• _Given exercise_:
Your copy should hold exactly the lines from the one containing "Reproduce this chart with Plotly." to the one containing "-2.08, 3.37, 4.71]", inclusive, with no pictures.

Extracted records
--------

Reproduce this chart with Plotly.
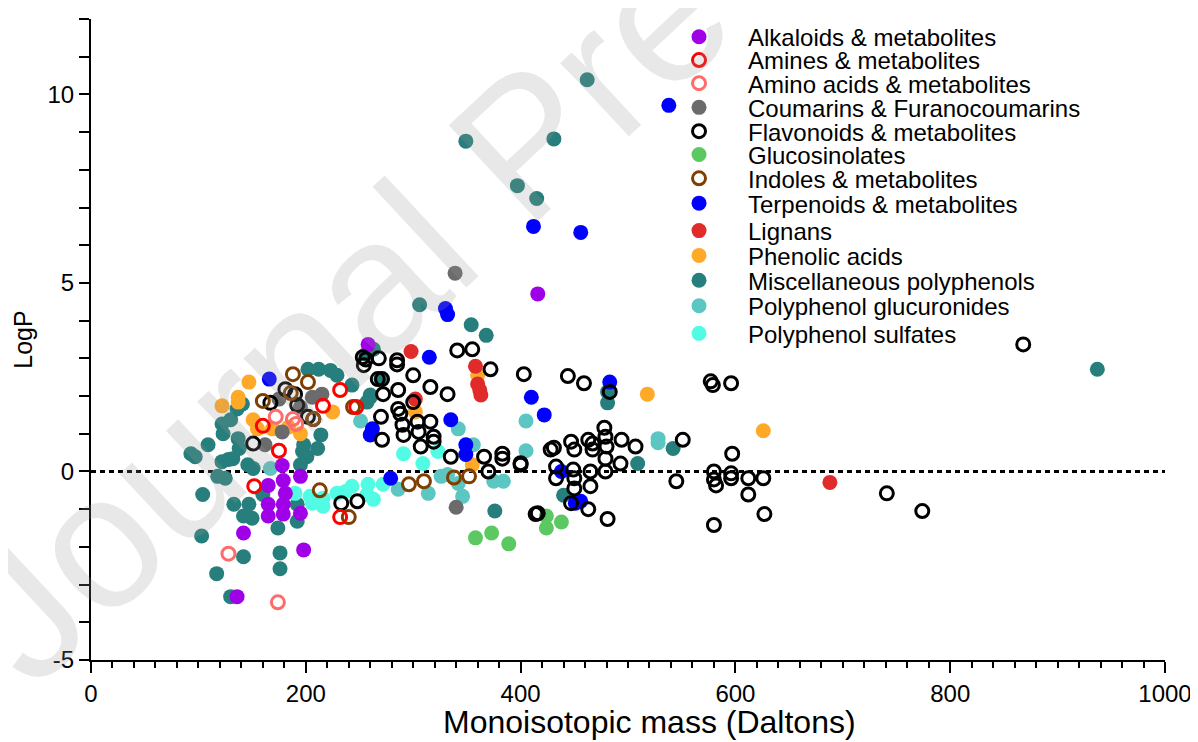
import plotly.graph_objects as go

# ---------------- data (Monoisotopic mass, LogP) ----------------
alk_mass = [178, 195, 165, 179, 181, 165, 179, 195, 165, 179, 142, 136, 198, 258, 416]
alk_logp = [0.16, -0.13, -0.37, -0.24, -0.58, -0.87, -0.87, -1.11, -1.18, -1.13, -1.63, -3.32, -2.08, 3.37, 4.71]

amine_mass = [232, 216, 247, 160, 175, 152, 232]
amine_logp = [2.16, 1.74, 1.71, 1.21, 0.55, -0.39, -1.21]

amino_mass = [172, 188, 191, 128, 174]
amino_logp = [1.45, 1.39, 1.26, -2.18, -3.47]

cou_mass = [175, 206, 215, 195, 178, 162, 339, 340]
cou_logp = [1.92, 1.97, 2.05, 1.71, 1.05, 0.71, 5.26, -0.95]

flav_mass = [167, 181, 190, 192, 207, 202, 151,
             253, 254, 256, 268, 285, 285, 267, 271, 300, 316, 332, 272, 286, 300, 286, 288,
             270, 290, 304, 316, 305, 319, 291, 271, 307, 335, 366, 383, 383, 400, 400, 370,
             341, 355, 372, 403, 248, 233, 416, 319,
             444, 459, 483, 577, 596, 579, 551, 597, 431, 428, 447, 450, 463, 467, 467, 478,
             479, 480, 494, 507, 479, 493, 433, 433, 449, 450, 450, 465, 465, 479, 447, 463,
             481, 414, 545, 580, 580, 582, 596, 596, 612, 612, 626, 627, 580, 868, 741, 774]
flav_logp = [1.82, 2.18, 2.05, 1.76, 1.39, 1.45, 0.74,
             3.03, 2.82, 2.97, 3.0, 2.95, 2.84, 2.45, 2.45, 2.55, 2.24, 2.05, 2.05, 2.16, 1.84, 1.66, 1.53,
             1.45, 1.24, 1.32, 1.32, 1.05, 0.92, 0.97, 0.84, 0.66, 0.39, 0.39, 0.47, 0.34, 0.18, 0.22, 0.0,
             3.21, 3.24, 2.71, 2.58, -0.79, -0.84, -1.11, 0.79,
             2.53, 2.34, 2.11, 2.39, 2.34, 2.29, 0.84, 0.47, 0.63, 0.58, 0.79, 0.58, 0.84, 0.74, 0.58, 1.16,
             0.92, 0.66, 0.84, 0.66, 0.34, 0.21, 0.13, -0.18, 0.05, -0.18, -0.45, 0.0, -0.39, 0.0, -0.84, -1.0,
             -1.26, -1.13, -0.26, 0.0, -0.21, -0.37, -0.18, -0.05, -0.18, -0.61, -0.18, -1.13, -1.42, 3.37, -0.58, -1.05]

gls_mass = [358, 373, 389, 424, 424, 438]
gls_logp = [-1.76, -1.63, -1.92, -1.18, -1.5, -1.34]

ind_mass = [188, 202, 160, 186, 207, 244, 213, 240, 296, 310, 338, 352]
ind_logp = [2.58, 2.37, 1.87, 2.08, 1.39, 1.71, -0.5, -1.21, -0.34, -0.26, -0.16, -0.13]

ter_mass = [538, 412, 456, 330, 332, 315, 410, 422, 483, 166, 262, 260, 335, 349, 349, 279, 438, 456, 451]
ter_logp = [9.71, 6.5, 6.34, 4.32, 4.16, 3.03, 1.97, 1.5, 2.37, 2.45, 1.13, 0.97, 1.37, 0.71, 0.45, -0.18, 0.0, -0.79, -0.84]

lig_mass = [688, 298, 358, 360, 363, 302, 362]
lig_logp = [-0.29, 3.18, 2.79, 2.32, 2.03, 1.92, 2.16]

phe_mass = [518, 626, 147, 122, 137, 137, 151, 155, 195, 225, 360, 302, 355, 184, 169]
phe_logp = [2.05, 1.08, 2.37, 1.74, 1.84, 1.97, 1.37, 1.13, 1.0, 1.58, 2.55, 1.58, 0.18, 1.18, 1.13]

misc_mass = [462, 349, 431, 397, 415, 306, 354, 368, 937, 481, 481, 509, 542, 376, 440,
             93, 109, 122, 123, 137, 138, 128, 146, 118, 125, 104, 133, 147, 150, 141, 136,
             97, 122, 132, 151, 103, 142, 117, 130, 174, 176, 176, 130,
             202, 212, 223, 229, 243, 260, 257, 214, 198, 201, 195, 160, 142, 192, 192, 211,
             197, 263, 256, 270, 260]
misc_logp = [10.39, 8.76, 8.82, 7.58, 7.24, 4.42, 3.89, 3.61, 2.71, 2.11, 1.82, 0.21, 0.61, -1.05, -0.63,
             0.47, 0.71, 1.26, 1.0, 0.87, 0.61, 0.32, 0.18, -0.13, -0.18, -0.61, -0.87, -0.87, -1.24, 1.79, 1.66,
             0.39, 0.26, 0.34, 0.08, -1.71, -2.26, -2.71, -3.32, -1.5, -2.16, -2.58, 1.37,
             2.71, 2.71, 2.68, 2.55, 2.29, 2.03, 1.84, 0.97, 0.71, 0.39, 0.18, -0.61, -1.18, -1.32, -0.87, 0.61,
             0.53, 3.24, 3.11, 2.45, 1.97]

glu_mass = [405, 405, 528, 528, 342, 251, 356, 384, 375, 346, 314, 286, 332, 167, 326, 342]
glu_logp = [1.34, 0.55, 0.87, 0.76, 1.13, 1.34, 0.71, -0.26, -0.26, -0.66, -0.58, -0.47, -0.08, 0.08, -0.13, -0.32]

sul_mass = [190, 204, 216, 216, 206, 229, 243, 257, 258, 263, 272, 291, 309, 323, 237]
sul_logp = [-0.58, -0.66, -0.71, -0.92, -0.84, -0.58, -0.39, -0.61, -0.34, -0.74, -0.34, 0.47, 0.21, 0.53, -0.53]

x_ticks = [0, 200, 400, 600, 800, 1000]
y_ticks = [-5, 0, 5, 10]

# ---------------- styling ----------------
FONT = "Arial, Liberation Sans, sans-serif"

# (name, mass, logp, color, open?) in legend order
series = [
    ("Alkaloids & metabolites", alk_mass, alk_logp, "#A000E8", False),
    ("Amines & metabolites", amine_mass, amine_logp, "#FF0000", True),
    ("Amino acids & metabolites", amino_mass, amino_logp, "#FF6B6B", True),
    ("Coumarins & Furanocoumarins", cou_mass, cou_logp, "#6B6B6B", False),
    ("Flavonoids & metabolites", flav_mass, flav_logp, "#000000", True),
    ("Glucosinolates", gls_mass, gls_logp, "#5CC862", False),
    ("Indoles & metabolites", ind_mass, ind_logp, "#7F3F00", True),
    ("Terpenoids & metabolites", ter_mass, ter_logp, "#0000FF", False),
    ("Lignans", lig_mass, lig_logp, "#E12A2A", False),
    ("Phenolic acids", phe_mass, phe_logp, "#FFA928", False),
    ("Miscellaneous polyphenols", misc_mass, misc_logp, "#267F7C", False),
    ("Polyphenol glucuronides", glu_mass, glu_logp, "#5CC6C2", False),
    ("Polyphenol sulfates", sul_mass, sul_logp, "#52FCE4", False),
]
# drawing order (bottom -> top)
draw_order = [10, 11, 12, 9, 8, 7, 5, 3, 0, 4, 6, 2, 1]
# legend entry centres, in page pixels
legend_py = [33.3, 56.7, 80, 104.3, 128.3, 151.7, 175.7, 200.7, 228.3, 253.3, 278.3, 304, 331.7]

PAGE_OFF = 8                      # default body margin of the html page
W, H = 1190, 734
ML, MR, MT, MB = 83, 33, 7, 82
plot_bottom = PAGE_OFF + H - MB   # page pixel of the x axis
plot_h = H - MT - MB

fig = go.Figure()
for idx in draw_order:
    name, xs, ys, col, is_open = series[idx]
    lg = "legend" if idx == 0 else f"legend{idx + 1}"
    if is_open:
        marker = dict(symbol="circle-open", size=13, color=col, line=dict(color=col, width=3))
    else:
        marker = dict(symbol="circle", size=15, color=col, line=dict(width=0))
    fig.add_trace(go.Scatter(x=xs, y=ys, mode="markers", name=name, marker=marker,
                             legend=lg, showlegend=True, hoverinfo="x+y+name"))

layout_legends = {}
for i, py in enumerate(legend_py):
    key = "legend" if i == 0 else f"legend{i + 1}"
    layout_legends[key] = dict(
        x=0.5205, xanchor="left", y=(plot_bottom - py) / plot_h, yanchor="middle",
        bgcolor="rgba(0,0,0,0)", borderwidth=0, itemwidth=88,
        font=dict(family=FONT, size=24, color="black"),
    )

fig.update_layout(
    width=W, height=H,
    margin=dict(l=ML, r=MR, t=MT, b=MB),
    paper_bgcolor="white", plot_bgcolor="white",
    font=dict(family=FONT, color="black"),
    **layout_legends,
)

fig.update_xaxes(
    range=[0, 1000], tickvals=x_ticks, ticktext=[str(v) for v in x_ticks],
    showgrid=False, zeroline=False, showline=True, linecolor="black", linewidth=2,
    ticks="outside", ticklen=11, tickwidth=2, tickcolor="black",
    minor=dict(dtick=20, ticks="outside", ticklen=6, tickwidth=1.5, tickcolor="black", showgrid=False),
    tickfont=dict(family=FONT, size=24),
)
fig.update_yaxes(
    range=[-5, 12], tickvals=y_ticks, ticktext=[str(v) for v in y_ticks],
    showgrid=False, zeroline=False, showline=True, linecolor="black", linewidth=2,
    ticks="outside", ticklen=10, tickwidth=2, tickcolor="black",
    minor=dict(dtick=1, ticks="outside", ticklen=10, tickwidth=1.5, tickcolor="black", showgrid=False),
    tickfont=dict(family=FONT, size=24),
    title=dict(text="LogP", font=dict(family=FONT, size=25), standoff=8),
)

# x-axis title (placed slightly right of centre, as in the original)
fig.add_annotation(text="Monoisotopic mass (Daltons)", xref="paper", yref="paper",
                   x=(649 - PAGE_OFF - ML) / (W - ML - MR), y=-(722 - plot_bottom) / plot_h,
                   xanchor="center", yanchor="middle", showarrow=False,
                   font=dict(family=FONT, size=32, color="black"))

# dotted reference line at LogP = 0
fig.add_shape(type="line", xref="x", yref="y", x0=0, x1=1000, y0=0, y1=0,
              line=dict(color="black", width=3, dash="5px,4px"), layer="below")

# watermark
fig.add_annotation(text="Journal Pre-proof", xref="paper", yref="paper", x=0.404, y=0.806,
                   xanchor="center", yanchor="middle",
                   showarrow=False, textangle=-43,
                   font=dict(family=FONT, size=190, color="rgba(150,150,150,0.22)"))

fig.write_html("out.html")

--------

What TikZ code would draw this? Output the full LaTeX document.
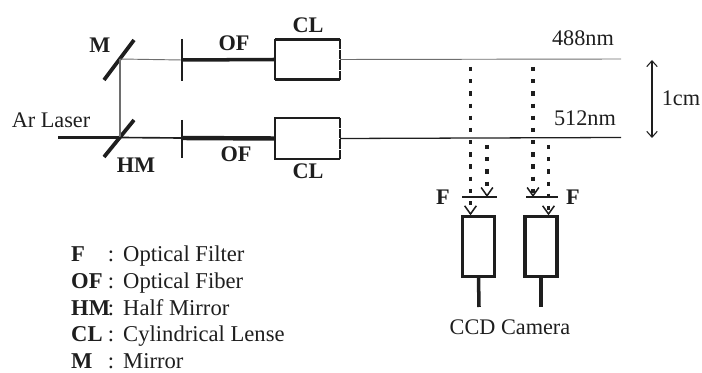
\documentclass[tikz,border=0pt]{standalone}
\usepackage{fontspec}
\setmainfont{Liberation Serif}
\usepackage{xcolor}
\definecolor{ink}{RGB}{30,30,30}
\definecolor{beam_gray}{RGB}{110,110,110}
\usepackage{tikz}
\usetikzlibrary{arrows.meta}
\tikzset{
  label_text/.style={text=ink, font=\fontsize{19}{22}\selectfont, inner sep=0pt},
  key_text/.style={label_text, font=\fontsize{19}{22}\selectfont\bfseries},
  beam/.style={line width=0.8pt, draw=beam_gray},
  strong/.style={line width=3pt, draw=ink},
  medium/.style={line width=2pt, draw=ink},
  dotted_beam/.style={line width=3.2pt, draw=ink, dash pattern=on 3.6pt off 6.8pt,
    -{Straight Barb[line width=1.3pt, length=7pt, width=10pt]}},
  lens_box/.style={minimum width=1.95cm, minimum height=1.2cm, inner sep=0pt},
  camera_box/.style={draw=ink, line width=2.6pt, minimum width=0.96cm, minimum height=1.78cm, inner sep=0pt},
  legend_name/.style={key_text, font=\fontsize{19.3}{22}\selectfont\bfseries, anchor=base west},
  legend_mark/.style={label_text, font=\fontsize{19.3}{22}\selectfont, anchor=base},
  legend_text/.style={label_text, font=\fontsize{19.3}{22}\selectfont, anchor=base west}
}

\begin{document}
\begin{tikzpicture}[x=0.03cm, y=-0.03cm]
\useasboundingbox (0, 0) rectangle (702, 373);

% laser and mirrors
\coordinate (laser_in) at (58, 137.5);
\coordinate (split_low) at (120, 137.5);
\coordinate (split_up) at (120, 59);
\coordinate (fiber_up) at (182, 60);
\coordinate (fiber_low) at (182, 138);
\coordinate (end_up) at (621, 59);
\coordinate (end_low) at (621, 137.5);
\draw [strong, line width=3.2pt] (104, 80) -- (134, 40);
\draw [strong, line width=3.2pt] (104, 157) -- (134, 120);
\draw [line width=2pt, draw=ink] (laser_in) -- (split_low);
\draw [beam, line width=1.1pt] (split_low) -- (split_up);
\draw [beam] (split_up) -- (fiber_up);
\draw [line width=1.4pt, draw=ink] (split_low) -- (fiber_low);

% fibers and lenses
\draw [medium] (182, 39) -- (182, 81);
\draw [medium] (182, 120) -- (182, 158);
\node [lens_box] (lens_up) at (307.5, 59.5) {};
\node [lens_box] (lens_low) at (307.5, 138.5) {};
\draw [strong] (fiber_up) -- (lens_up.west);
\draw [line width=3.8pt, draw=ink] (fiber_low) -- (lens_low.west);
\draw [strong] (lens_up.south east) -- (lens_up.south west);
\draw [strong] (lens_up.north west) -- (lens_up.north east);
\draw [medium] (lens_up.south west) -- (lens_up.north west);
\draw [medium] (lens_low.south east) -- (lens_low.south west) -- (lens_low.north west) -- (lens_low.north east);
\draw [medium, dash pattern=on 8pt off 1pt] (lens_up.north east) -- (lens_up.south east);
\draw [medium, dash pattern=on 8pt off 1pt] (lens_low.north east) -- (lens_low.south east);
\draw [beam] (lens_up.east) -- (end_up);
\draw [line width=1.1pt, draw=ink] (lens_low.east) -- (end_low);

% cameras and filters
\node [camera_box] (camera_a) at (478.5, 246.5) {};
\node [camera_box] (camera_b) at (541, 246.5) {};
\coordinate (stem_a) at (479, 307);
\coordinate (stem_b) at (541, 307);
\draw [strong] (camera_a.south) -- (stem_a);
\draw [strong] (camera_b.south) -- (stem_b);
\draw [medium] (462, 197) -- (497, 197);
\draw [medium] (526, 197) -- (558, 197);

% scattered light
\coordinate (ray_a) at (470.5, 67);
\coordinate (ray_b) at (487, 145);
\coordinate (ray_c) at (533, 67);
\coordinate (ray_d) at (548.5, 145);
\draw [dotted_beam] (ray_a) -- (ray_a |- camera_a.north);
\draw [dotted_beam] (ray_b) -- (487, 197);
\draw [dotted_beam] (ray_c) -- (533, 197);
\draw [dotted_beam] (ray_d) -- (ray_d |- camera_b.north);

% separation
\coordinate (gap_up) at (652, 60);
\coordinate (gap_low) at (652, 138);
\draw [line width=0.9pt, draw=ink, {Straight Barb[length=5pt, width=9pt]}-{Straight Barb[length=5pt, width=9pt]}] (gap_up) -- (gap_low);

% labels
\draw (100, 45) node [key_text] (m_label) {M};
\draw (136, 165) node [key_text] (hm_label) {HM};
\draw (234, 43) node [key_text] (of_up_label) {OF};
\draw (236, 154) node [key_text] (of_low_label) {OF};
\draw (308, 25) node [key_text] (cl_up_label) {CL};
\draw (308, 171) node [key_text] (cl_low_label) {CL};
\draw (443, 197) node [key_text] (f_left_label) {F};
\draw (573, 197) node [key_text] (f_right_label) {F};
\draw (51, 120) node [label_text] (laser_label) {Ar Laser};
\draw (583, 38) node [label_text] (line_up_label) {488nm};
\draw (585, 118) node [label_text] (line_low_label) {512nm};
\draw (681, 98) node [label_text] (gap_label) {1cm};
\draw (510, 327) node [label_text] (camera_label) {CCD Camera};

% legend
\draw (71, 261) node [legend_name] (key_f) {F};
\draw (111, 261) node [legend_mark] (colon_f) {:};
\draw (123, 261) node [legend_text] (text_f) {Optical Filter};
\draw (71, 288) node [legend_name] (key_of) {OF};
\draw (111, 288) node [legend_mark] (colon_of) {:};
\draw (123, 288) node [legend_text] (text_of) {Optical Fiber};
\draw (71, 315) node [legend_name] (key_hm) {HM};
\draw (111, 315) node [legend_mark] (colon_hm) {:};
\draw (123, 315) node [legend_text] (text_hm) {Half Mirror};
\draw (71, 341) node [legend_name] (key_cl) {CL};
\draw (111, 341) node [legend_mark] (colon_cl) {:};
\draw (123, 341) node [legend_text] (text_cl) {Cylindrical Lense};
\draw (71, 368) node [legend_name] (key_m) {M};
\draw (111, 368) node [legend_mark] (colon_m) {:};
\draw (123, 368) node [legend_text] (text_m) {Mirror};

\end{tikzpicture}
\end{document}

--------

• _Response_:
Reproduce this chart with Plotly.
import plotly.graph_objects as go

# ---------------- data (Monoisotopic mass, LogP) ----------------
alk_mass = [178, 195, 165, 179, 181, 165, 179, 195, 165, 179, 142, 136, 198, 258, 416]
alk_logp = [0.16, -0.13, -0.37, -0.24, -0.58, -0.87, -0.87, -1.11, -1.18, -1.13, -1.63, -3.32, -2.08, 3.37, 4.71]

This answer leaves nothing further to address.